One peanut shelling company, Birdsong Peanuts, founded in Courtland in 1914, came to Suffolk in 1939 and still has its headquarters in the city.

“Years ago, peanuts were pretty much everything,” said Mac Birdsong, Birdsong Peanuts senior vice president. “Everything revolved around the peanut industry.”

The industry provided jobs and an economic backbone for the city, bringing in other peanut-related businesses, such as Amadas, which manufactures equipment.

“The industry served to bring in others,” Cotten said. “Amadas Industries produces some of the finest peanut harvesting equipment in the world.”

“It certainly attracted machine shops that came here to work within the peanut shelling operations, because there were so many,” Birdsong said.

For more than half a century, peanuts remained the major crop in Suffolk, until the mid-90s, when farmers began growing cotton, as well.

“They were the cash crop for Suffolk until the mid-90s, when it became both cotton and peanuts,” Cotten said.

“When I came to Birdsong in 1966, there were six or seven shelling operations in the city of Suffolk alone,” Birdsong said. “Today, there is one – us.”

The industry tapered off further in 2002, when the government discontinued price support on peanuts, Cotten said. “Prices fell after that happened.

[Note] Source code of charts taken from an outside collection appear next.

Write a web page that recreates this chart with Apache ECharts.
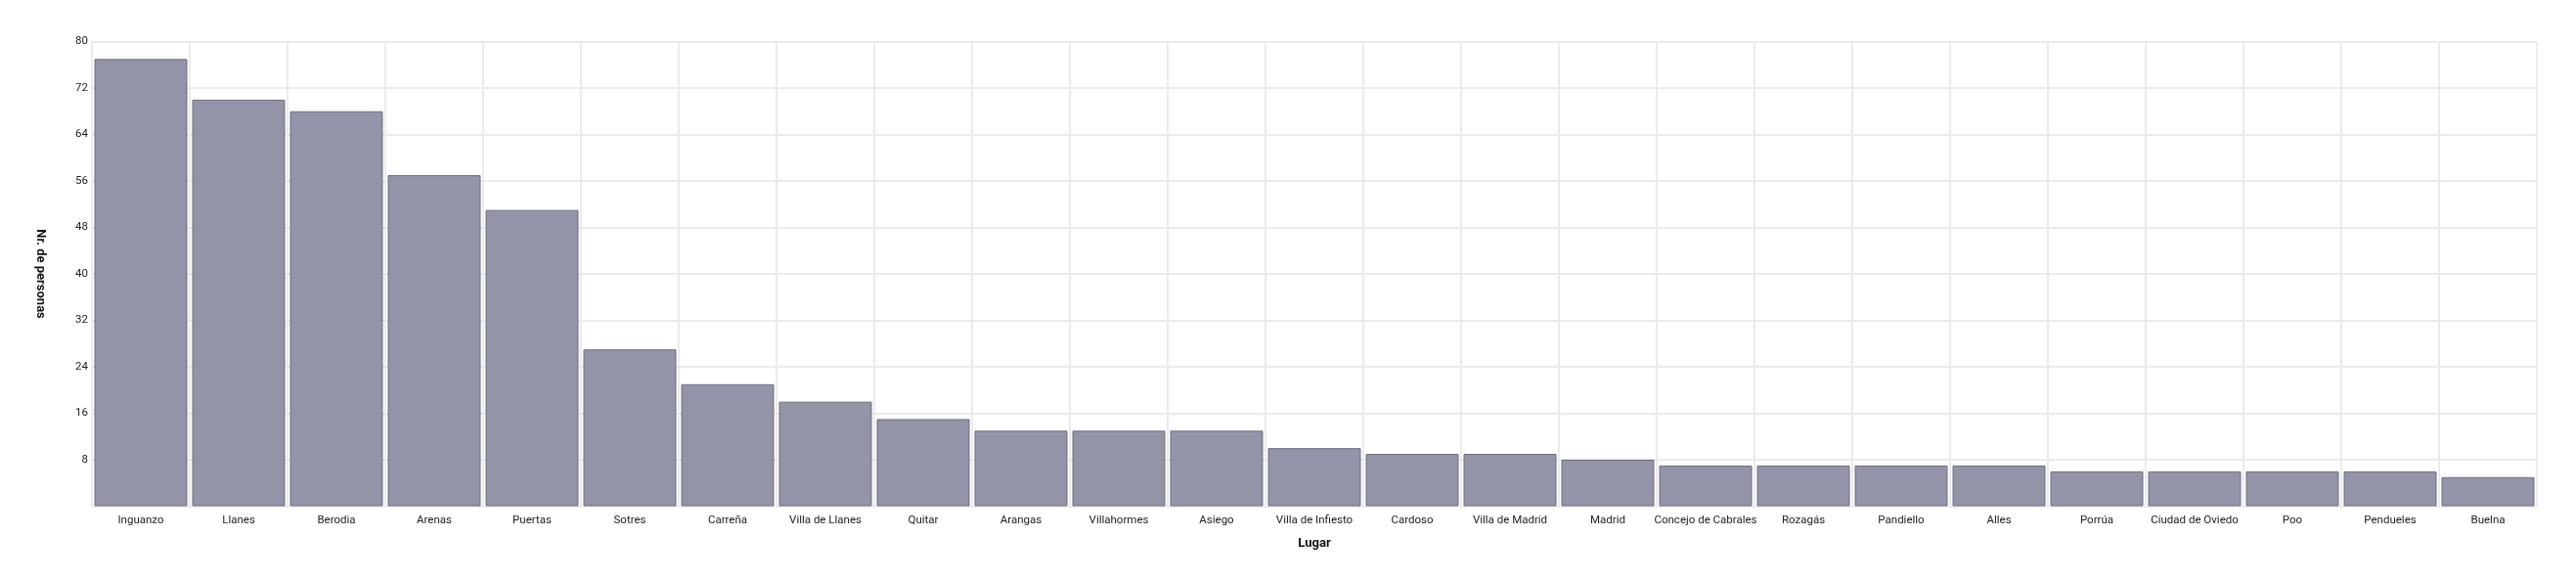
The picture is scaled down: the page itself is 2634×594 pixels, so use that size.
<!DOCTYPE html>
<html>
<head>
<meta charset="utf-8">
<script src="https://cdn.jsdelivr.net/npm/echarts@6/dist/echarts.min.js"></script>
<style>
html,body{margin:0;padding:0;background:#fff;}
#chart{width:2634px;height:594px;}
</style>
</head>
<body>
<div id="chart"></div>
<script>
const categories = ["Inguanzo","Llanes","Berodia","Arenas","Puertas","Sotres","Carreña","Villa de Llanes","Quitar","Arangas","Villahormes","Asiego","Villa de Infiesto","Cardoso","Villa de Madrid","Madrid","Concejo de Cabrales","Rozagás","Pandiello","Alles","Porrúa","Ciudad de Oviedo","Poo","Pendueles","Buelna"];
const values = [77,70,68,57,51,27,21,18,15,13,13,13,10,9,9,8,7,7,7,7,6,6,6,6,5];
const yTicks = [0,8,16,24,32,40,48,56,64,72,80];

const chart = echarts.init(document.getElementById('chart'), null, {renderer:'canvas'});
const font = 'Roboto, "Noto Sans", sans-serif';
chart.setOption({
  animation:false,
  backgroundColor:'#ffffff',
  grid:{left:94, right:40, top:42.5, bottom:76.5, containLabel:false},
  xAxis:{
    type:'category',
    data:categories,
    boundaryGap:true,
    name:'Lugar',
    nameLocation:'middle',
    nameGap:32,
    nameTextStyle:{fontFamily:font, fontSize:13, fontWeight:'bold', color:'#111'},
    axisLine:{show:true, lineStyle:{color:'#ebebeb', width:1}},
    axisTick:{show:false},
    axisLabel:{interval:0, fontFamily:font, fontSize:11.5, color:'#222', margin:9},
    splitLine:{show:true, interval:0, lineStyle:{color:'#ebebeb', width:2}}
  },
  yAxis:{
    type:'value',
    min:yTicks[0],
    max:yTicks[yTicks.length-1],
    interval:8,
    name:'Nr. de personas',
    nameLocation:'middle',
    nameRotate:-90,
    nameGap:46,
    nameTextStyle:{fontFamily:font, fontSize:13, fontWeight:'bold', color:'#111'},
    axisLine:{show:false},
    axisTick:{show:false},
    axisLabel:{fontFamily:font, fontSize:11.5, color:'#222', margin:4,
      formatter:function(v){return v===0?'':String(v);}},
    splitLine:{show:true, lineStyle:{color:'#ebebeb', width:2}}
  },
  series:[{
    type:'bar',
    data:values,
    barCategoryGap:'5%',
    itemStyle:{color:'#9494a8', borderColor:'#6e6e82', borderWidth:1}
  }]
});
</script>
</body>
</html>
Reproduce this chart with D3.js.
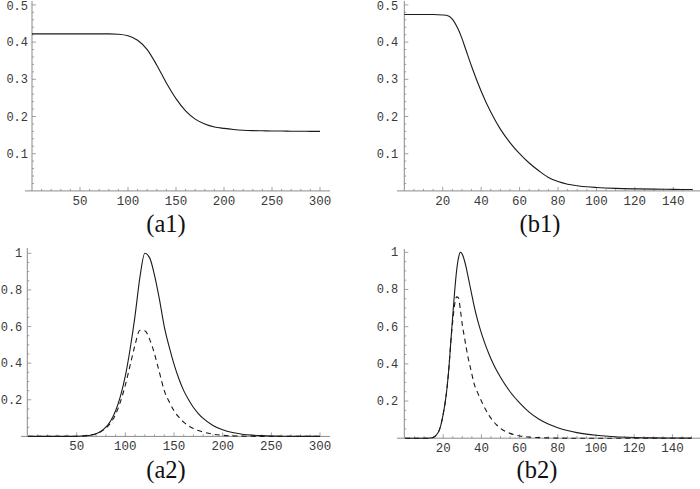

The price wasn’t as attractive as it once was. As a result it tapered off. In addition, prices on other crops — such as soybeans — have improved and put added pressure on peanut acreage.”

“Things have changed dramatically,” Birdsong said. “Peanuts in Virginia have shrunk by 75 percent in the past 8 years. It has dramatically pulled back and is now centered in the southeast and southwest. The price of peanuts just isn’t what it was in 2001. Others have thrown in the towel, but we’re planning on staying put.”

While the peanut industry may not be what it once was to Suffolk, it served as an economic foundation for the city and brought in other industries that have provided a multi-pronged economy for the city.

“It has served as a foundation for the city,” Hughes said. “It’s what our economic engine became as we started out as a city to build ourselves up. Since then, food and beverage producers came in, and that continues to grow.”

It is undeniable the industry isn’t at its peak, as so many remember it, but “peanuts are still a brand for the city,” Hughes said. “The industry has changed, but the history and foundation is still ripe in the city of Suffolk.”